## Begin
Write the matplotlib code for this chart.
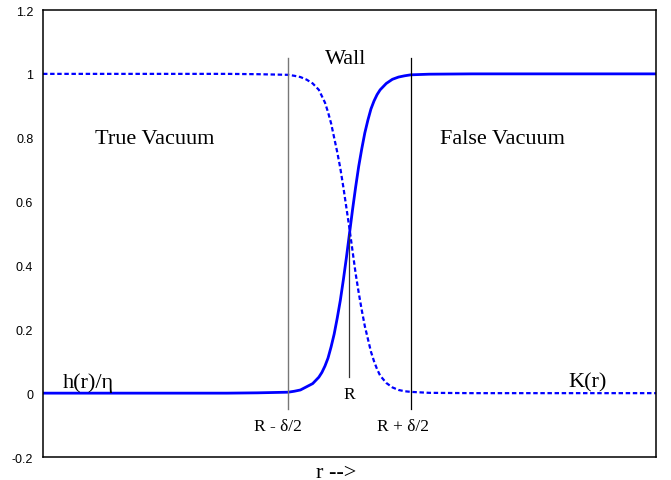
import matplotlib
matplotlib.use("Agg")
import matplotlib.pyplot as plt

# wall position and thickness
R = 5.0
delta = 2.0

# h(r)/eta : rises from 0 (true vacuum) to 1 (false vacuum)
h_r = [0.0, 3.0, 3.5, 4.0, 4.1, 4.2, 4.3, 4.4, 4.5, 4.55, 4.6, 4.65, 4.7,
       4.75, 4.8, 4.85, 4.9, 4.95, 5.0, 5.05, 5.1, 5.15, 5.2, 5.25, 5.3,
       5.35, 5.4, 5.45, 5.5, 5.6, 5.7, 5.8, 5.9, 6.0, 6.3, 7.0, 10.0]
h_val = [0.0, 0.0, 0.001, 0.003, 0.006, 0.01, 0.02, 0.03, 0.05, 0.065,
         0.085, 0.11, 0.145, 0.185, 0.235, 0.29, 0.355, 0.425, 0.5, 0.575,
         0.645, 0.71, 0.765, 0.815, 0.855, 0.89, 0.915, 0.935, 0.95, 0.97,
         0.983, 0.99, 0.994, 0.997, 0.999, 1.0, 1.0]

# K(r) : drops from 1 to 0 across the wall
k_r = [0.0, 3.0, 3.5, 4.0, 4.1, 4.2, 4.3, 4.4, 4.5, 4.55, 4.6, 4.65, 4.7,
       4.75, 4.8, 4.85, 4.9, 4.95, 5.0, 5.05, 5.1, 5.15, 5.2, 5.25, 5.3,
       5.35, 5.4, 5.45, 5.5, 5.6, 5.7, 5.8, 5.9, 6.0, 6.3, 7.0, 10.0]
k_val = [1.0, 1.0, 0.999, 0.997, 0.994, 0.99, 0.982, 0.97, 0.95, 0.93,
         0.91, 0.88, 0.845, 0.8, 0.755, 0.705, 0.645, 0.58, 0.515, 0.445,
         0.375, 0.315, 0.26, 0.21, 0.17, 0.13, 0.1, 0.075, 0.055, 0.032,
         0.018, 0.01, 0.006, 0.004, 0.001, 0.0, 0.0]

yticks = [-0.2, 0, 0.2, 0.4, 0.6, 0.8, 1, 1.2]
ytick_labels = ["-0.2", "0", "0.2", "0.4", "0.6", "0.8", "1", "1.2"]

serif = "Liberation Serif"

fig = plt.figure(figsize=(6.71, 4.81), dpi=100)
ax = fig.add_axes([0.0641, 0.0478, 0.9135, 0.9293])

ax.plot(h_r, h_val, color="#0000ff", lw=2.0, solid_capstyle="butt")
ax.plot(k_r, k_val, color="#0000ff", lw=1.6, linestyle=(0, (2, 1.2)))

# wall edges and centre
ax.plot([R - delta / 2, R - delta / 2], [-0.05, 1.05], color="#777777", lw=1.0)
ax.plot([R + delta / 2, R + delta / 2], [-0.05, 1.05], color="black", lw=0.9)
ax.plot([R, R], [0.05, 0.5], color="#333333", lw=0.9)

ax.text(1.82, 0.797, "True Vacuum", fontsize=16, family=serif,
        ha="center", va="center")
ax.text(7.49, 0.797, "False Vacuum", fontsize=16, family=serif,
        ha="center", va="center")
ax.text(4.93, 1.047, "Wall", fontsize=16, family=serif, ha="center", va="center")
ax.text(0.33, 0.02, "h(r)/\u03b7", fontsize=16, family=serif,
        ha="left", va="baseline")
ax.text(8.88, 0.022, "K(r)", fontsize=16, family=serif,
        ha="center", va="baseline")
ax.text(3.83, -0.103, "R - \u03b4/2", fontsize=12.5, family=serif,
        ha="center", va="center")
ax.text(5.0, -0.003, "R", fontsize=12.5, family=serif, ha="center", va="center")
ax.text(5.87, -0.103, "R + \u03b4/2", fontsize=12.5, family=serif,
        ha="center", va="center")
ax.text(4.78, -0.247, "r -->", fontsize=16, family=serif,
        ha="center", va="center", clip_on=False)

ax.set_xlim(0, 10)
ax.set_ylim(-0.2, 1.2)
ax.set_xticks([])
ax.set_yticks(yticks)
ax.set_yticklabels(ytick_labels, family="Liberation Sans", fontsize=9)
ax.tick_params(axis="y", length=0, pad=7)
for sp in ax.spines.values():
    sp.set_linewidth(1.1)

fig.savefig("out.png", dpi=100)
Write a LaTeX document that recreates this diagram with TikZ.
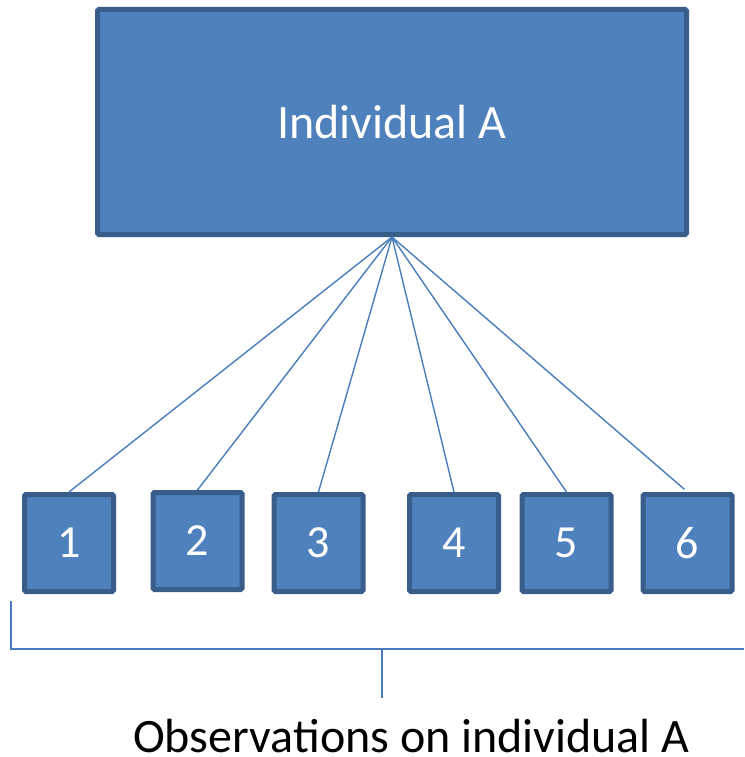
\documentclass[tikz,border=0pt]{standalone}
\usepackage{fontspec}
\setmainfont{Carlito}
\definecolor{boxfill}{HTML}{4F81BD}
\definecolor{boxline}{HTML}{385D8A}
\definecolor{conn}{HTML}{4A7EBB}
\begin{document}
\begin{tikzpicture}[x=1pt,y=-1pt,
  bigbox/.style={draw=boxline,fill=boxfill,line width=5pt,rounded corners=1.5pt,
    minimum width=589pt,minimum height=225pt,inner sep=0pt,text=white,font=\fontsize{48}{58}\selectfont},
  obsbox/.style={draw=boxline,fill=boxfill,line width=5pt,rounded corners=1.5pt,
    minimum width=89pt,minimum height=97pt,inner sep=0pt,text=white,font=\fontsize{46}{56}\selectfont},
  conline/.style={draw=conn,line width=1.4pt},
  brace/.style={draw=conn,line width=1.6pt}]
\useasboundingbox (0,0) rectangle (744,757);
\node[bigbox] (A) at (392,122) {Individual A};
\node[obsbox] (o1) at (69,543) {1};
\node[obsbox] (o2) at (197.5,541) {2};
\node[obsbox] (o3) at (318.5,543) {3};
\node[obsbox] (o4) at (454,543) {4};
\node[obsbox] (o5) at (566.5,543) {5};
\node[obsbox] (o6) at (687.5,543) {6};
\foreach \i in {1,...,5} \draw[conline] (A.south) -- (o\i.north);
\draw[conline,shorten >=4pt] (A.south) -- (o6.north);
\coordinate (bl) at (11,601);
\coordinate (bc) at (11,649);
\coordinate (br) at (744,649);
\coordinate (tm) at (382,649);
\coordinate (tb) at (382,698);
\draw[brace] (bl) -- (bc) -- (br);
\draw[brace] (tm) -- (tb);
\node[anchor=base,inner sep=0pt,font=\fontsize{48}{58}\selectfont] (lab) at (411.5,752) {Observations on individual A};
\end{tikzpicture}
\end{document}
## End
## Begin
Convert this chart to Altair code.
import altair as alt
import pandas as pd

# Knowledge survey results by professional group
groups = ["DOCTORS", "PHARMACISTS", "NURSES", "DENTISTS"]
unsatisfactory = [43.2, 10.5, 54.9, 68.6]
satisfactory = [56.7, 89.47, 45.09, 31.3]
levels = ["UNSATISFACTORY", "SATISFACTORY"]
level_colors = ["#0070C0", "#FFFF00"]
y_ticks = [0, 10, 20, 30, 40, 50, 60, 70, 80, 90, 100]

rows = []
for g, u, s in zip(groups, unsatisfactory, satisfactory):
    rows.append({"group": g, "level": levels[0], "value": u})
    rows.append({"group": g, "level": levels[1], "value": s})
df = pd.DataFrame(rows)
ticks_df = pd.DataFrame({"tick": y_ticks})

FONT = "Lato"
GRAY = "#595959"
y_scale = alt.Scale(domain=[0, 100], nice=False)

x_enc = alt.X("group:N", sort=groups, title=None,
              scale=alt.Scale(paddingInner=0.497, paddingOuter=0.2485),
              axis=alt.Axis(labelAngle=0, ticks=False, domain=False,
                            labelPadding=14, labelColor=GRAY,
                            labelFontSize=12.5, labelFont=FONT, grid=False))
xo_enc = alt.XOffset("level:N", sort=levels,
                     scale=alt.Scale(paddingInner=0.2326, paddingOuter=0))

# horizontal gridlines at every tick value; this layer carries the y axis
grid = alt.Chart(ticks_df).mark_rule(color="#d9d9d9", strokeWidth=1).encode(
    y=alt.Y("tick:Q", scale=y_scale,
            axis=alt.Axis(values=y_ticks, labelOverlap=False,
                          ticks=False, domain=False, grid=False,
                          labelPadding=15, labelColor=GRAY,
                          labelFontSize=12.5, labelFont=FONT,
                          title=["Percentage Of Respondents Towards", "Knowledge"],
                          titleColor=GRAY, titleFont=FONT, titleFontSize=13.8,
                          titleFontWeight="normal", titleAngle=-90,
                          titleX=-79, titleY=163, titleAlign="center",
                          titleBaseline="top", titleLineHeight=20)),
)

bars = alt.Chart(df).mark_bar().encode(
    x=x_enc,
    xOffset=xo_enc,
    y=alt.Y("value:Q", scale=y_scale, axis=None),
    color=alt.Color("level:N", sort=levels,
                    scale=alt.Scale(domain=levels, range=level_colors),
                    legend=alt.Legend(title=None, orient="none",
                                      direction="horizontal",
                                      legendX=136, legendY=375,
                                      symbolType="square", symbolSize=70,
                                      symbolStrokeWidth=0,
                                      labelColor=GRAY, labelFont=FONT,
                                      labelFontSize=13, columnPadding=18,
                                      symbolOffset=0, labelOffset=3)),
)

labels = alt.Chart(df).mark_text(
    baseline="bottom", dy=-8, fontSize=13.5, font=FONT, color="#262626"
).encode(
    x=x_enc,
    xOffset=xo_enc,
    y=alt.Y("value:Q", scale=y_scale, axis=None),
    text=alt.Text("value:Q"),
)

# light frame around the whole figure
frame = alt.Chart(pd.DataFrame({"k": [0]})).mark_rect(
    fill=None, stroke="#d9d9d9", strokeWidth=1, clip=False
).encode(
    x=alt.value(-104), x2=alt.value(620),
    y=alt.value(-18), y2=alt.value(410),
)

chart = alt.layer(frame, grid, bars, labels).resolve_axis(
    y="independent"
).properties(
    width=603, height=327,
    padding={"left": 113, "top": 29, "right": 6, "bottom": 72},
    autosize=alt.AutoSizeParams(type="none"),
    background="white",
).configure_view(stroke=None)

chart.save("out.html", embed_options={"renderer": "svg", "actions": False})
## End
• _Given instruction_: Copy every line of the listing that includes the string "this".

• _Written solution_:
Write the matplotlib code for this chart.
Write a LaTeX document that recreates this diagram with TikZ.
Convert this chart to Altair code.
# horizontal gridlines at every tick value; this layer carries the y axis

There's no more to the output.